[TO DO]:
Please print the lines between the one with "Clone this chart" and the one with "const arrowTo = [67, 0, 500, 500, 141, 82];", both ends included, exactly as written, with no pictures.
----- DATA FOR PROCESSING
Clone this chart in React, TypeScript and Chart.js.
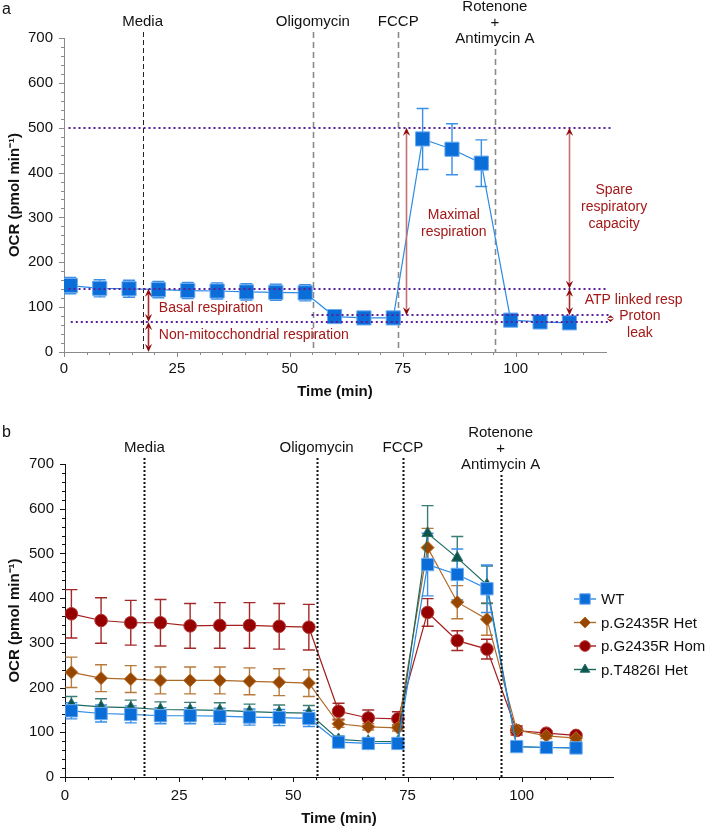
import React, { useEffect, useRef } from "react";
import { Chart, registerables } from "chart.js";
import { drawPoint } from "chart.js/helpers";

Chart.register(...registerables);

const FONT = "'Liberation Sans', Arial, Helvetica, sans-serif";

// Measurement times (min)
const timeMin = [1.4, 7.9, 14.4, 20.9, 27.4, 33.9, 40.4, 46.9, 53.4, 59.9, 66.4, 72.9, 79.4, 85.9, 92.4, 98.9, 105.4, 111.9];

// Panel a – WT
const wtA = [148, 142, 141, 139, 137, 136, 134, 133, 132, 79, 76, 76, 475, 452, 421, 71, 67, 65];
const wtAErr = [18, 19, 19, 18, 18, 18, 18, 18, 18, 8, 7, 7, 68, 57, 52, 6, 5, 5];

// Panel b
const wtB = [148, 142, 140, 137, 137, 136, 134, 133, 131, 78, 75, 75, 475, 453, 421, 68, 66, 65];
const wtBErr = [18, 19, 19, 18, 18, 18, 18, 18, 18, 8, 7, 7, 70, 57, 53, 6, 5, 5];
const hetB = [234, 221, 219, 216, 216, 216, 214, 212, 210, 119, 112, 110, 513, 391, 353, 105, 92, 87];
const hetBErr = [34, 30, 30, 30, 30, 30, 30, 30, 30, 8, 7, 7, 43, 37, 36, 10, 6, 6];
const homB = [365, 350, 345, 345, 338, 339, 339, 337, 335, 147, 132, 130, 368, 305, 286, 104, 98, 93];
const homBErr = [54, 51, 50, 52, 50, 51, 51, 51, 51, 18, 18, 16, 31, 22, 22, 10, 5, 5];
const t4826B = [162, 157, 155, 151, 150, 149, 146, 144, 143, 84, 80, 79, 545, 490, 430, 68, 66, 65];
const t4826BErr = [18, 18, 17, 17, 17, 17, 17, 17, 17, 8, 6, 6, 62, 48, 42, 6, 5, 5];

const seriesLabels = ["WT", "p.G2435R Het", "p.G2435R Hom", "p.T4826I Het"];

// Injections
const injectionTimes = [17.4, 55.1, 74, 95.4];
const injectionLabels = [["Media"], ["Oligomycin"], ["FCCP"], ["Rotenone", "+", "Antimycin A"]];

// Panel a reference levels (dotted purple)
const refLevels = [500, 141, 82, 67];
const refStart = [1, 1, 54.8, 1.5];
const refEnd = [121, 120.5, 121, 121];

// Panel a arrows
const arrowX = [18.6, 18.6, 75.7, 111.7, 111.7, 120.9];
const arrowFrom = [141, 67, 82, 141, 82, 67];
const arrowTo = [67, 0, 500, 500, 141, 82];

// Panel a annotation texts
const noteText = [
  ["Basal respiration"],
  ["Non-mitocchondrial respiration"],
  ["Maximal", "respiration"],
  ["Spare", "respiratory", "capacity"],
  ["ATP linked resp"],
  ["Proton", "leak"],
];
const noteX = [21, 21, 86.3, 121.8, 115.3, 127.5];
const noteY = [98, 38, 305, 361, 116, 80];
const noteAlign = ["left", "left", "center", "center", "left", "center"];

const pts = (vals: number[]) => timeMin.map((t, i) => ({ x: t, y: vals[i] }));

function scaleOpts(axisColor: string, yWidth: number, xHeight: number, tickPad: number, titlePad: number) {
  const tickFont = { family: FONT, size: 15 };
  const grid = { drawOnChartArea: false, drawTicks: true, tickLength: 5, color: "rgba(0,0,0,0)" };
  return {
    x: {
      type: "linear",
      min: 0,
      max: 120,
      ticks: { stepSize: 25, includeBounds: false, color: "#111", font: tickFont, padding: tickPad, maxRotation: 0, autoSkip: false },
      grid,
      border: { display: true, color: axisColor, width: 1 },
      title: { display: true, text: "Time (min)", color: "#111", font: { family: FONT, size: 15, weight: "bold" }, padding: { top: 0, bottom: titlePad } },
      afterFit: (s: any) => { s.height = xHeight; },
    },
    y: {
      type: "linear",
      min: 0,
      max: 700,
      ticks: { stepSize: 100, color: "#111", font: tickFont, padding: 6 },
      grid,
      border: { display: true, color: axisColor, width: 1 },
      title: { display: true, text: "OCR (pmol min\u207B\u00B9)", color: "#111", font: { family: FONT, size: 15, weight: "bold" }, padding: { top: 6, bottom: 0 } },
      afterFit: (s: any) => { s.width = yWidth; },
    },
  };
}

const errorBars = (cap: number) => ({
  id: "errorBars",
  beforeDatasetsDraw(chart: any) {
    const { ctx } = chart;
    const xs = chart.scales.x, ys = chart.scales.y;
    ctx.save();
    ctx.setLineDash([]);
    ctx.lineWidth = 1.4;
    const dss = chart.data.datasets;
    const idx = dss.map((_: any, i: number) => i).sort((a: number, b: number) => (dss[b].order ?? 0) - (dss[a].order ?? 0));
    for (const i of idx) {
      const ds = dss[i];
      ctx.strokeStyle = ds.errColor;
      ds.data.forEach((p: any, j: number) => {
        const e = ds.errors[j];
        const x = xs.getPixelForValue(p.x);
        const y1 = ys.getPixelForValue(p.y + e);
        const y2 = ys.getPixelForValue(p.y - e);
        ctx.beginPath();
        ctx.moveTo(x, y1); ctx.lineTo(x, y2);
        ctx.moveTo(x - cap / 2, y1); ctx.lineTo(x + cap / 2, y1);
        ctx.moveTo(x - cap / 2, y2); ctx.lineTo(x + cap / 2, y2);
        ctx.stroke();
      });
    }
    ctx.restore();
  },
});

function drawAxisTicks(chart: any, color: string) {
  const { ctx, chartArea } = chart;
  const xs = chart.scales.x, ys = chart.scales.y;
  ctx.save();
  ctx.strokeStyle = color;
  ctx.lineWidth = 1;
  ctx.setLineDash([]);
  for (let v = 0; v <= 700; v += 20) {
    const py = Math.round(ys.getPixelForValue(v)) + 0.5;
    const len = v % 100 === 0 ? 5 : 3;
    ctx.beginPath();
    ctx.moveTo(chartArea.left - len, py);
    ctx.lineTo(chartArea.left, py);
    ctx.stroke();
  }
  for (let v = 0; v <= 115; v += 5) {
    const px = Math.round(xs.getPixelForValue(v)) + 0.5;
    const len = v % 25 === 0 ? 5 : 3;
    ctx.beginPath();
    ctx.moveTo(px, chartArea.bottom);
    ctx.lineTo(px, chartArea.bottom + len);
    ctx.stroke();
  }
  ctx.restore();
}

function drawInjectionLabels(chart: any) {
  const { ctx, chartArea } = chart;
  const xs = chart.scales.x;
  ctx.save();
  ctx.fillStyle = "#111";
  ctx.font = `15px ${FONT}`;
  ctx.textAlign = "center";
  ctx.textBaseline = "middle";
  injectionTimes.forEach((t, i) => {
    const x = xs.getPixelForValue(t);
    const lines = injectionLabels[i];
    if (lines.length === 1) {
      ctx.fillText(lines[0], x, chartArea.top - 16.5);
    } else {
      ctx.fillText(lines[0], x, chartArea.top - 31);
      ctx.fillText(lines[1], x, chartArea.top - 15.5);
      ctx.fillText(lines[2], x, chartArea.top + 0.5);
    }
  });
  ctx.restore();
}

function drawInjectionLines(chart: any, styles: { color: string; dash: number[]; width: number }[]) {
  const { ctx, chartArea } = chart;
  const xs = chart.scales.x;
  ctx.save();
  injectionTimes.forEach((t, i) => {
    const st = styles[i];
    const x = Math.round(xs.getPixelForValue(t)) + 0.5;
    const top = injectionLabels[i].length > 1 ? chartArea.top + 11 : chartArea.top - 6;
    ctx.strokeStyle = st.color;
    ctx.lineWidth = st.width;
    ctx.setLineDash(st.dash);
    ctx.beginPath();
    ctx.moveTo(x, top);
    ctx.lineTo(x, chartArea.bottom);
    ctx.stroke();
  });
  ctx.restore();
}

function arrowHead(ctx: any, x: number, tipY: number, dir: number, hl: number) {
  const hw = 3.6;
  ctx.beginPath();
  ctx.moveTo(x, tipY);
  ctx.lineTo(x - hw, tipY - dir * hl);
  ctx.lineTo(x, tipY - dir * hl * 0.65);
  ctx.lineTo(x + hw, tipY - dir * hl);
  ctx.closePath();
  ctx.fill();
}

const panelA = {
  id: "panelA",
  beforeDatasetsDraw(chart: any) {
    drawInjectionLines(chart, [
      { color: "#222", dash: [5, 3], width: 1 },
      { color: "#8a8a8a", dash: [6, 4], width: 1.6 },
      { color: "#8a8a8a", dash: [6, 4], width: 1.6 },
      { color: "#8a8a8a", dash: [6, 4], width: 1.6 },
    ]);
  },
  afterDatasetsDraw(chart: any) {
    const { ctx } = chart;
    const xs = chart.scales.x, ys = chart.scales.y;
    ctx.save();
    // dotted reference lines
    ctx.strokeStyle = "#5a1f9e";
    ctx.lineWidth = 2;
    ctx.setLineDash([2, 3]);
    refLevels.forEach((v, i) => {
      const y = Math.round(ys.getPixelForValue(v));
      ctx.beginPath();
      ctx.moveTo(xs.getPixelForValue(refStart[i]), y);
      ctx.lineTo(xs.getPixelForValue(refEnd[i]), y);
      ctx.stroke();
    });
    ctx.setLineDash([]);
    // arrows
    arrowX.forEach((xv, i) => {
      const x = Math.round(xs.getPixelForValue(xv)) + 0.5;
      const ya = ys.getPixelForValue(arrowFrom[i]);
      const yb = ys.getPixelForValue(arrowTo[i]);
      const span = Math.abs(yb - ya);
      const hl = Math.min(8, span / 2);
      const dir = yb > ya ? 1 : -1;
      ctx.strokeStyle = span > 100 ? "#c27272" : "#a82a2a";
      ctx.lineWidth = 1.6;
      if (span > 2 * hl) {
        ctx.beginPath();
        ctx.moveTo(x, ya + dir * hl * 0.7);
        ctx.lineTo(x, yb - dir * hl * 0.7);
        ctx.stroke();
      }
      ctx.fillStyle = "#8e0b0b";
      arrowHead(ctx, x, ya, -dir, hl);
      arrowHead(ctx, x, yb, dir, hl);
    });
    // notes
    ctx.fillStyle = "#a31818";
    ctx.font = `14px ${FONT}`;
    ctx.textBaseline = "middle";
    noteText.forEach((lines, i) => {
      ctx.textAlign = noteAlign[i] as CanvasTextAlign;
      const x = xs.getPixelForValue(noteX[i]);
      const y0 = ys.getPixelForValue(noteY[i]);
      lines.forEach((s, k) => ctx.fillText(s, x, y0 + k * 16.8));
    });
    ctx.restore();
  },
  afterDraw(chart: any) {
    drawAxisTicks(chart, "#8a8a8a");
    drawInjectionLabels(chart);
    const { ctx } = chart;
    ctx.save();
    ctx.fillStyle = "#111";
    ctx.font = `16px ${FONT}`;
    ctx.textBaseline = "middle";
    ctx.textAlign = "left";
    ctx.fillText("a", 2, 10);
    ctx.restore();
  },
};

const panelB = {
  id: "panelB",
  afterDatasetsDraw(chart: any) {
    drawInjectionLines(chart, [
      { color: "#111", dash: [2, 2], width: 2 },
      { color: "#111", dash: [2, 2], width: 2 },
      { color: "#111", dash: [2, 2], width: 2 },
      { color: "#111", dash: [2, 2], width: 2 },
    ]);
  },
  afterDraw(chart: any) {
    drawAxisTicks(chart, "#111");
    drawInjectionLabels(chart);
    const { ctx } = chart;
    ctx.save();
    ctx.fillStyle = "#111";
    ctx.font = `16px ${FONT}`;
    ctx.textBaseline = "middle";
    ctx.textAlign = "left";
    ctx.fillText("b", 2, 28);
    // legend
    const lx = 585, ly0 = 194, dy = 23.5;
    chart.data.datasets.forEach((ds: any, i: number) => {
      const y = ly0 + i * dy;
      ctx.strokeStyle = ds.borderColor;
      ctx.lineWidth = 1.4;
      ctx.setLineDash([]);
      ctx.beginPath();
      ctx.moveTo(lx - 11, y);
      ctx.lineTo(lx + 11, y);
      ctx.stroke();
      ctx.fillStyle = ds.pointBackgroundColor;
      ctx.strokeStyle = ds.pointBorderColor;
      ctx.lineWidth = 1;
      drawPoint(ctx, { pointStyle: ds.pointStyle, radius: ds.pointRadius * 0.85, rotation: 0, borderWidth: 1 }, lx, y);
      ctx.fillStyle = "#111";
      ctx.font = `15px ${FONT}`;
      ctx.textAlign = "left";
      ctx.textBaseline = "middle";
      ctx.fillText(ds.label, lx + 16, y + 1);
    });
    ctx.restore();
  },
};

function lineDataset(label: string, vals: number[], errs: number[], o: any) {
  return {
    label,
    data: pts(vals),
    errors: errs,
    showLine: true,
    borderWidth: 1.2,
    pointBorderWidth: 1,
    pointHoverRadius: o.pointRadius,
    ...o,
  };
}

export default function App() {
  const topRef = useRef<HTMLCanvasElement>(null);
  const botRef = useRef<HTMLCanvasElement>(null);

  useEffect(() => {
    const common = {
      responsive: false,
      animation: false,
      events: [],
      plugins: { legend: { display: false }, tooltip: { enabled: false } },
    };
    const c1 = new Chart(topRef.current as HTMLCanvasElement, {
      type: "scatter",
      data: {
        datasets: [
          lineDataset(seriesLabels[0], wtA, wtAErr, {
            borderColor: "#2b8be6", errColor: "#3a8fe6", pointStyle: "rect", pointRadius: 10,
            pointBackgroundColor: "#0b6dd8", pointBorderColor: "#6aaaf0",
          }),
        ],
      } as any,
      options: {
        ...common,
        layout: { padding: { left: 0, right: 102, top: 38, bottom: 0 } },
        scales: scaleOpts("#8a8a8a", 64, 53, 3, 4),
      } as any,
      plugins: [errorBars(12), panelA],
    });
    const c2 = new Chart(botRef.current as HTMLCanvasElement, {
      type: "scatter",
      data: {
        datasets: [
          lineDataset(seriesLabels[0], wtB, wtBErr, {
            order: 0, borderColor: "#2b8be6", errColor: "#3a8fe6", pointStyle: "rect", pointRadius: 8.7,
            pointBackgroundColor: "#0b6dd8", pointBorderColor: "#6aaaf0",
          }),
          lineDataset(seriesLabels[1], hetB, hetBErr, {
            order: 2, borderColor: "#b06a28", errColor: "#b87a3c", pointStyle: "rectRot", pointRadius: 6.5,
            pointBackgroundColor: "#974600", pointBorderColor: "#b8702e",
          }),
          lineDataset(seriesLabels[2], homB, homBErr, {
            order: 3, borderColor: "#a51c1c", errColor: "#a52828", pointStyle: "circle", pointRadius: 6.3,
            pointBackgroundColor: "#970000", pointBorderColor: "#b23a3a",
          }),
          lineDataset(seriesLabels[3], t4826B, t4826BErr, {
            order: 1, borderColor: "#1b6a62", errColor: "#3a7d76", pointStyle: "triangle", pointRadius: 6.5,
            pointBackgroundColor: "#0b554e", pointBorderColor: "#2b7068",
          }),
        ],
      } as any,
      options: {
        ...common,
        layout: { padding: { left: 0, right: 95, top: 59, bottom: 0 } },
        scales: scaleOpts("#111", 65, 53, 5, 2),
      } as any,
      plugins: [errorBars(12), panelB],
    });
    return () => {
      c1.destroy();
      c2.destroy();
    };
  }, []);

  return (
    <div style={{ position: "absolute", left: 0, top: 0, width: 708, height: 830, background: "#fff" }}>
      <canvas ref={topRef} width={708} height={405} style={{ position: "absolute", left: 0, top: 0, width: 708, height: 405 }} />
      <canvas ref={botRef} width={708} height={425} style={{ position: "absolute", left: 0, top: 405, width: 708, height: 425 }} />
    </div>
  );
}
----------
----- DATA FOR PROCESSING
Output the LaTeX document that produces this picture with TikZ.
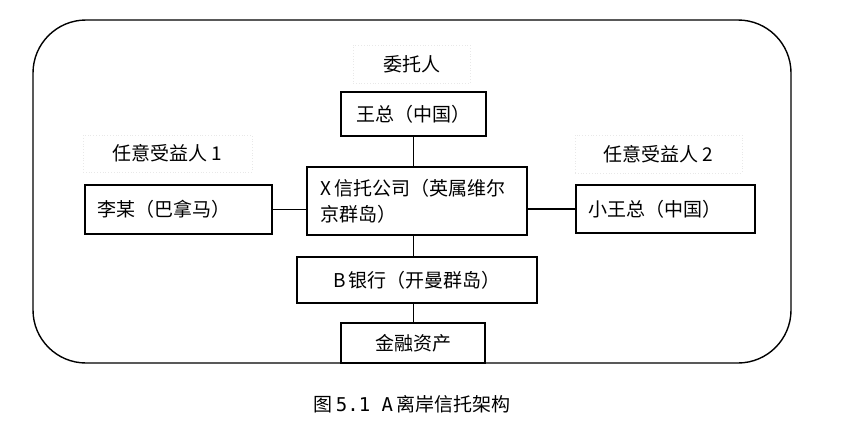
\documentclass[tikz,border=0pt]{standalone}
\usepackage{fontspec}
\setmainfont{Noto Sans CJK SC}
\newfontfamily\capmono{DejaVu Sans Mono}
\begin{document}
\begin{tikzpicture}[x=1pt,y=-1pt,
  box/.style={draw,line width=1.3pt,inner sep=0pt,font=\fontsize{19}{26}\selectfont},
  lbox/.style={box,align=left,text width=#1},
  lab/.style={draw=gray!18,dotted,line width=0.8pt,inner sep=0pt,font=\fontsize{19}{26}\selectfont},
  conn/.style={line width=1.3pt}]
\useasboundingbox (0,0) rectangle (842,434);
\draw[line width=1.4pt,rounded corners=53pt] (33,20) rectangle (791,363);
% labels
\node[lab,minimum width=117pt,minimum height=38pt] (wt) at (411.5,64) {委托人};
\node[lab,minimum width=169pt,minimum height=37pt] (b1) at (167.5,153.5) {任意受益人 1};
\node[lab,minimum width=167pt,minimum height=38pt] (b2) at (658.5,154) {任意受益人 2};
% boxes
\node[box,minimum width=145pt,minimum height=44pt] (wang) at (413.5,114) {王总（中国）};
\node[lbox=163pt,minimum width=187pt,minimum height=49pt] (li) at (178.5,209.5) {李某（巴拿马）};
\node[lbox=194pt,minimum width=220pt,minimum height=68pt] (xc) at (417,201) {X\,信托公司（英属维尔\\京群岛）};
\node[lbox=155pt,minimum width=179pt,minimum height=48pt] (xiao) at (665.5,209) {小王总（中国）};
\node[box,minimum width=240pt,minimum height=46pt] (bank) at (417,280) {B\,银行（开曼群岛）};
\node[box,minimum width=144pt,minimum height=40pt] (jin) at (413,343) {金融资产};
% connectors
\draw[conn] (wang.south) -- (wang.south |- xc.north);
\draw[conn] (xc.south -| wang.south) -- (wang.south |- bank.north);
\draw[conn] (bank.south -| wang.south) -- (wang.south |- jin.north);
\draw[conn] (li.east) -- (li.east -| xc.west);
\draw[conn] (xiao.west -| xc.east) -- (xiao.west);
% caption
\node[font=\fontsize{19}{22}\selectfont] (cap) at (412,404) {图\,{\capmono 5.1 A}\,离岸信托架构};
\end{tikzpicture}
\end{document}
----------
----- DATA FOR PROCESSING
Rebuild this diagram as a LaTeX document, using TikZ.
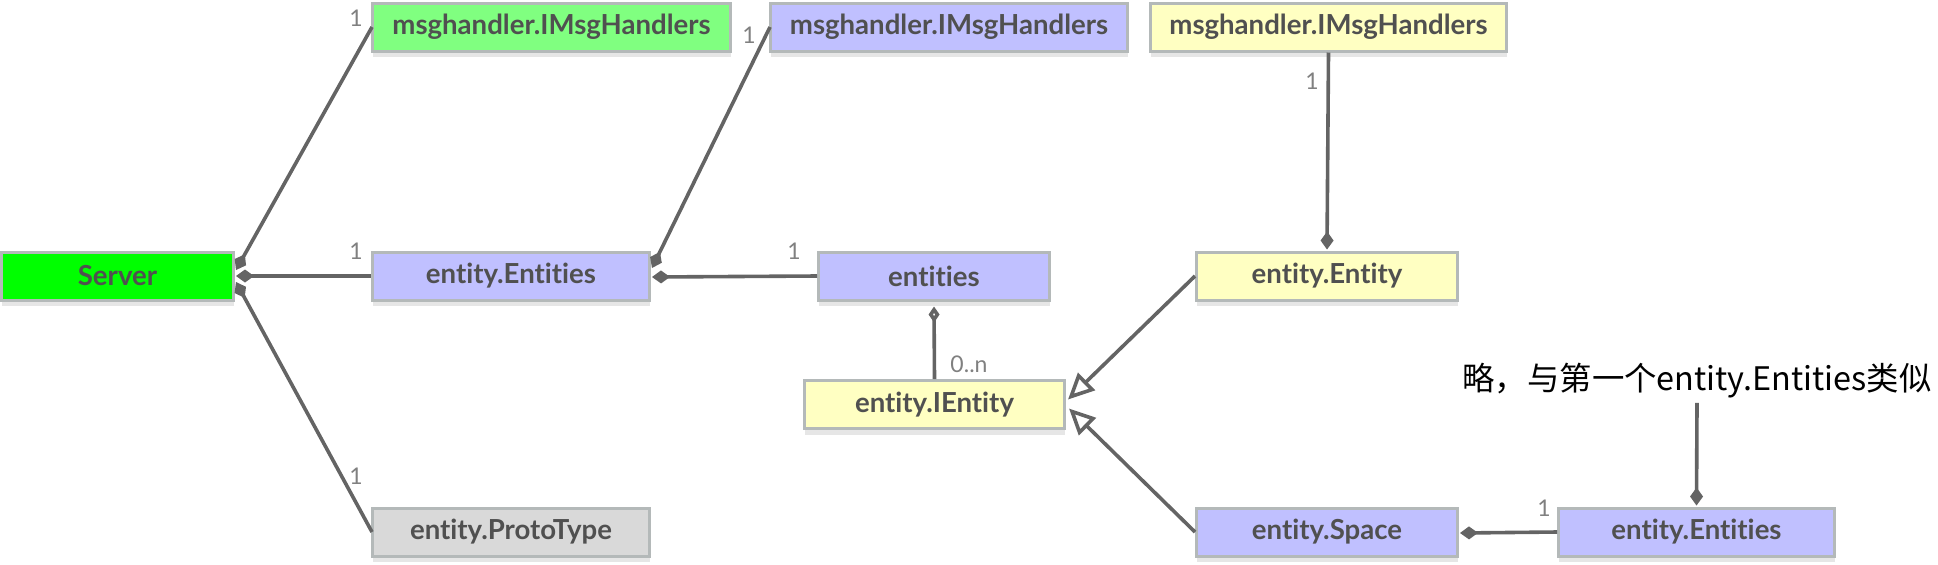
----------
[IN RESPONSE]:
Clone this chart in React, TypeScript and Chart.js.
import React, { useEffect, useRef } from "react";
import { Chart, registerables } from "chart.js";
import { drawPoint } from "chart.js/helpers";

Chart.register(...registerables);

const FONT = "'Liberation Sans', Arial, Helvetica, sans-serif";

// Measurement times (min)
const timeMin = [1.4, 7.9, 14.4, 20.9, 27.4, 33.9, 40.4, 46.9, 53.4, 59.9, 66.4, 72.9, 79.4, 85.9, 92.4, 98.9, 105.4, 111.9];

// Panel a – WT
const wtA = [148, 142, 141, 139, 137, 136, 134, 133, 132, 79, 76, 76, 475, 452, 421, 71, 67, 65];
const wtAErr = [18, 19, 19, 18, 18, 18, 18, 18, 18, 8, 7, 7, 68, 57, 52, 6, 5, 5];

// Panel b
const wtB = [148, 142, 140, 137, 137, 136, 134, 133, 131, 78, 75, 75, 475, 453, 421, 68, 66, 65];
const wtBErr = [18, 19, 19, 18, 18, 18, 18, 18, 18, 8, 7, 7, 70, 57, 53, 6, 5, 5];
const hetB = [234, 221, 219, 216, 216, 216, 214, 212, 210, 119, 112, 110, 513, 391, 353, 105, 92, 87];
const hetBErr = [34, 30, 30, 30, 30, 30, 30, 30, 30, 8, 7, 7, 43, 37, 36, 10, 6, 6];
const homB = [365, 350, 345, 345, 338, 339, 339, 337, 335, 147, 132, 130, 368, 305, 286, 104, 98, 93];
const homBErr = [54, 51, 50, 52, 50, 51, 51, 51, 51, 18, 18, 16, 31, 22, 22, 10, 5, 5];
const t4826B = [162, 157, 155, 151, 150, 149, 146, 144, 143, 84, 80, 79, 545, 490, 430, 68, 66, 65];
const t4826BErr = [18, 18, 17, 17, 17, 17, 17, 17, 17, 8, 6, 6, 62, 48, 42, 6, 5, 5];

const seriesLabels = ["WT", "p.G2435R Het", "p.G2435R Hom", "p.T4826I Het"];

// Injections
const injectionTimes = [17.4, 55.1, 74, 95.4];
const injectionLabels = [["Media"], ["Oligomycin"], ["FCCP"], ["Rotenone", "+", "Antimycin A"]];

// Panel a reference levels (dotted purple)
const refLevels = [500, 141, 82, 67];
const refStart = [1, 1, 54.8, 1.5];
const refEnd = [121, 120.5, 121, 121];

// Panel a arrows
const arrowX = [18.6, 18.6, 75.7, 111.7, 111.7, 120.9];
const arrowFrom = [141, 67, 82, 141, 82, 67];
const arrowTo = [67, 0, 500, 500, 141, 82];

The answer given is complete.